The Associated Press takes a good look at how a 2005 law traps borrowers in private student loans—upending the whole point of the bankruptcy code.
Back in 2005, President Bush signed the misleadingly named Bankruptcy Abuse Prevention and Consumer Protection Act, a giant giveaway to the banking industry that included a provision making it nearly impossible to discharge private student loans in bankruptcy. The justification was that lenders needed protecting because, as the AP puts it, “a bank can repossess your car but not your brain.”
But that, of course, makes no sense. Using that logic, you shouldn’t be able to discharge credit card debt in bankruptcy. Wouldn’t the banks love that?
As college education has become more and more important to survive, much less thrive, in the economy, we’ve shifted more and more of the costs of education onto 18 and 19 year olds who have no idea how much money they’ll make in ten or twenty years. Now even if your student debt is crushing you, you can’t get out from under it.
My wife and I, for instance, have six figures in student loans, much of them from private loans she got for grad school here at Columbia (the university giveth to the Chittums and it taketh away).
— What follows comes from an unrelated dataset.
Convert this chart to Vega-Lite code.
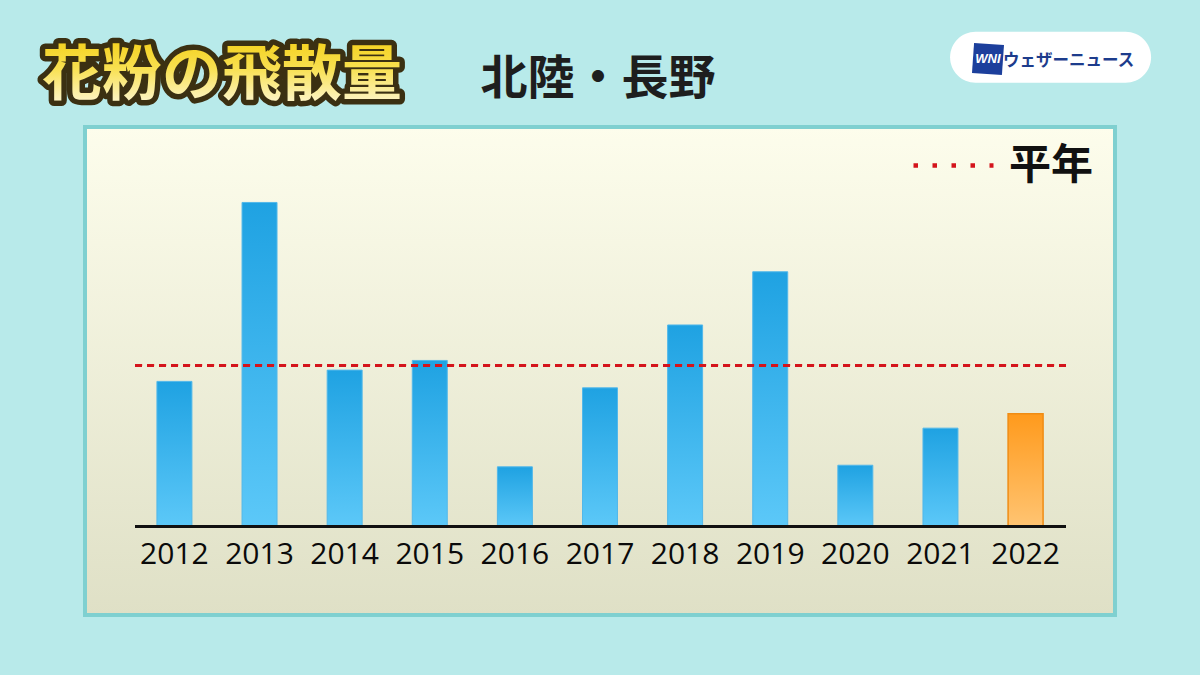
{
  "$schema": "https://vega.github.io/schema/vega-lite/v6.json",
  "width": 1030,
  "height": 488,
  "autosize": {"type": "none"},
  "padding": {"left": 85, "top": 127, "right": 85, "bottom": 60},
  "background": "#b8eaea",
  "config": {
    "view": {
      "fill": {"gradient": "linear", "x1": 0, "y1": 0, "x2": 0, "y2": 1, "stops": [{"offset": 0, "color": "#fdfdec"}, {"offset": 1, "color": "#dfe0c6"}]},
      "stroke": "#7fd0d0",
      "strokeWidth": 4
    },
    "font": "Noto Sans CJK JP"
  },
  "data": {
    "values": [
      {"year": "2012", "value": 90},
      {"year": "2013", "value": 201},
      {"year": "2014", "value": 97},
      {"year": "2015", "value": 103},
      {"year": "2016", "value": 37},
      {"year": "2017", "value": 86},
      {"year": "2018", "value": 125},
      {"year": "2019", "value": 158},
      {"year": "2020", "value": 38},
      {"year": "2021", "value": 61},
      {"year": "2022", "value": 70}
    ]
  },
  "layer": [
    {
      "transform": [{"filter": "datum.year !== '2022'"}],
      "mark": {
        "type": "bar",
        "fill": {"gradient": "linear", "x1": 0, "y1": 0, "x2": 0, "y2": 1, "stops": [{"offset": 0, "color": "#1fa2e2"}, {"offset": 1, "color": "#5cc8f8"}]},
        "stroke": "#52b8ea",
        "strokeWidth": 1
      },
      "encoding": {
        "x": {
          "field": "year",
          "type": "ordinal",
          "scale": {"domain": ["2012", "2013", "2014", "2015", "2016", "2017", "2018", "2019", "2020", "2021", "2022"], "paddingInner": 0.589, "paddingOuter": 0.845},
          "axis": {
            "title": null,
            "orient": "bottom",
            "offset": -88.5,
            "domain": false,
            "ticks": false,
            "grid": false,
            "labelAngle": 0,
            "labelFont": "Open Sans",
            "labelFontSize": 30,
            "labelColor": "#0a0a0a",
            "labelPadding": 13
          }
        },
        "y": {"field": "value", "type": "quantitative", "scale": {"domain": [-54.9, 247.8], "nice": false, "zero": false}, "axis": null},
        "y2": {"datum": 0}
      }
    },
    {
      "transform": [{"filter": "datum.year === '2022'"}],
      "mark": {
        "type": "bar",
        "fill": {"gradient": "linear", "x1": 0, "y1": 0, "x2": 0, "y2": 1, "stops": [{"offset": 0, "color": "#ff9a1c"}, {"offset": 1, "color": "#ffc472"}]},
        "stroke": "#f08c14",
        "strokeWidth": 1.5
      },
      "encoding": {
        "x": {"field": "year", "type": "ordinal"},
        "y": {"field": "value", "type": "quantitative", "axis": null},
        "y2": {"datum": 0}
      }
    },
    {
      "mark": {"type": "rule", "color": "#111111", "strokeWidth": 3, "xOffset": -39.4, "x2Offset": 40.4},
      "encoding": {
        "x": {"datum": "2012", "type": "ordinal"},
        "x2": {"datum": "2022"},
        "y": {"datum": 0, "type": "quantitative", "axis": null}
      }
    },
    {
      "mark": {"type": "rule", "strokeWidth": 2.5, "strokeDash": [7, 5], "xOffset": -39.4, "x2Offset": 40.4},
      "encoding": {
        "x": {"datum": "2012", "type": "ordinal"},
        "x2": {"datum": "2022"},
        "y": {"datum": 100, "type": "quantitative", "axis": null},
        "stroke": {
          "datum": "平年",
          "type": "nominal",
          "scale": {"range": ["#d4141c"]},
          "legend": {
            "title": null,
            "orient": "none",
            "legendX": 826,
            "legendY": -4,
            "padding": 0,
            "symbolType": "stroke",
            "symbolSize": 6400,
            "symbolDash": [4.5, 14.5],
            "symbolStrokeWidth": 4.5,
            "symbolStrokeColor": "#d4141c",
            "labelFont": "Noto Sans CJK JP",
            "labelFontSize": 42,
            "labelFontWeight": "bold",
            "labelColor": "#111111",
            "labelOffset": 13,
            "labelLimit": 200
          }
        }
      }
    },
    {
      "data": {"values": [{"label": "花粉の飛散量"}]},
      "mark": {"type": "text", "fontSize": 60, "fontWeight": "bold", "font": "Noto Sans CJK JP", "fill": "#3b3012", "stroke": "#3b3012", "strokeWidth": 11, "strokeJoin": "round", "baseline": "middle", "align": "center", "dx": 47.6},
      "encoding": {
        "x": {"datum": "2012", "type": "ordinal"},
        "y": {"datum": 279, "type": "quantitative", "axis": null},
        "text": {"field": "label"}
      }
    },
    {
      "data": {"values": [{"label": "花粉の飛散量"}]},
      "mark": {
        "type": "text", "fontSize": 60, "fontWeight": "bold", "font": "Noto Sans CJK JP", "baseline": "middle", "align": "center", "dx": 47.6,
        "fill": {"gradient": "linear", "x1": 0, "y1": 0, "x2": 0, "y2": 1, "stops": [{"offset": 0, "color": "#f2c800"}, {"offset": 0.5, "color": "#f8e050"}, {"offset": 1, "color": "#fffbe8"}]}
      },
      "encoding": {
        "x": {"datum": "2012", "type": "ordinal"},
        "y": {"datum": 279, "type": "quantitative", "axis": null},
        "text": {"field": "label"}
      }
    },
    {
      "data": {"values": [{"label": "北陸・長野"}]},
      "mark": {"type": "text", "fontSize": 47, "fontWeight": "bold", "font": "Noto Sans CJK JP", "color": "#1e1e1e", "baseline": "middle", "align": "center", "dx": -2},
      "encoding": {
        "x": {"datum": "2017", "type": "ordinal"},
        "y": {"datum": 277, "type": "quantitative", "axis": null},
        "text": {"field": "label"}
      }
    },
    {
      "data": {"values": [{"label": "ウェザーニュース"}]},
      "mark": {"type": "point", "shape": "M-0.7463,-0.2537L0.7463,-0.2537A0.2537,0.2537,0,0,1,0.7463,0.2537L-0.7463,0.2537A0.2537,0.2537,0,0,1,-0.7463,-0.2537Z", "size": 40401, "filled": true, "fill": "#ffffff", "opacity": 1, "strokeWidth": 0, "xOffset": 25},
      "encoding": {
        "x": {"datum": "2022", "type": "ordinal"},
        "y": {"datum": 291, "type": "quantitative", "axis": null}
      }
    },
    {
      "data": {"values": [{"label": "WNI"}]},
      "mark": {"type": "point", "shape": "square", "size": 900, "filled": true, "fill": "#1c3f9c", "opacity": 1, "strokeWidth": 0, "angle": 4, "xOffset": -37.6},
      "encoding": {
        "x": {"datum": "2022", "type": "ordinal"},
        "y": {"datum": 290, "type": "quantitative", "axis": null}
      }
    },
    {
      "data": {"values": [{"label": "WNI"}]},
      "mark": {"type": "text", "fontSize": 13, "fontWeight": "bold", "fontStyle": "italic", "font": "Liberation Sans", "color": "#ffffff", "baseline": "middle", "align": "center", "dx": -37.6},
      "encoding": {
        "x": {"datum": "2022", "type": "ordinal"},
        "y": {"datum": 290, "type": "quantitative", "axis": null},
        "text": {"field": "label"}
      }
    },
    {
      "data": {"values": [{"label": "ウェザーニュース"}]},
      "mark": {"type": "text", "fontSize": 16.5, "fontWeight": "bold", "font": "Noto Sans CJK JP", "color": "#1d3c8c", "baseline": "middle", "align": "center", "dx": 43},
      "encoding": {
        "x": {"datum": "2022", "type": "ordinal"},
        "y": {"datum": 288.5, "type": "quantitative", "axis": null},
        "text": {"field": "label"}
      }
    }
  ]
}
We’re able to afford them, but if one of us lost a job for any length of time, our payment would be just about impossible to cover. We’re lucky, and we went into most of that debt with eyes wide open, but there are many, many borrowers out there who aren’t and who didn’t.
This has broader economic implications too. A class with heavy debt loads they can’t discharge when they get into trouble is going to take fewer risks—start fewer businesses, take riskier jobs—the kinds of things that are good for economic growth.
The bankruptcy problem isn’t just with private loans, though their higher interest rates make them individually more troublesome. Federal student loans outnumber (in dollars) private loans nearly six to one, and they can’t be discharged either.
And why is that, exactly? The AP is good to give us an eye-opening little history of student loans and bankruptcy. Until 1976, you could discharge any student loans, including government ones, in bankruptcy. A law passed then made you wait five to seven years. By 1998, President Clinton signed a law making it nearly impossible to discharge them at all.
The tiny benefits for taxpayers mean a lot of hardship for the small minority who get into trouble financially. The AP tells us just how small that group was before the bankruptcy laws started to get stricter:
Before 1976, when student loans were dischargeable in bankruptcy, there’s little evidence borrowers abused the practice. A federal study from that time estimated less than 1 percent of all matured student loans were discharged in bankruptcy.
That data is part of the AP’s nice pushback against industry spin that allowing loan discharges would raise rates and reduce lending, a line it says “swim upstream against a lot of historical data.”
I would have liked a bit more on how the law affected private student lending. Did interest rates go down or did lenders just pad their profits?
But this is a good effort on an important issue.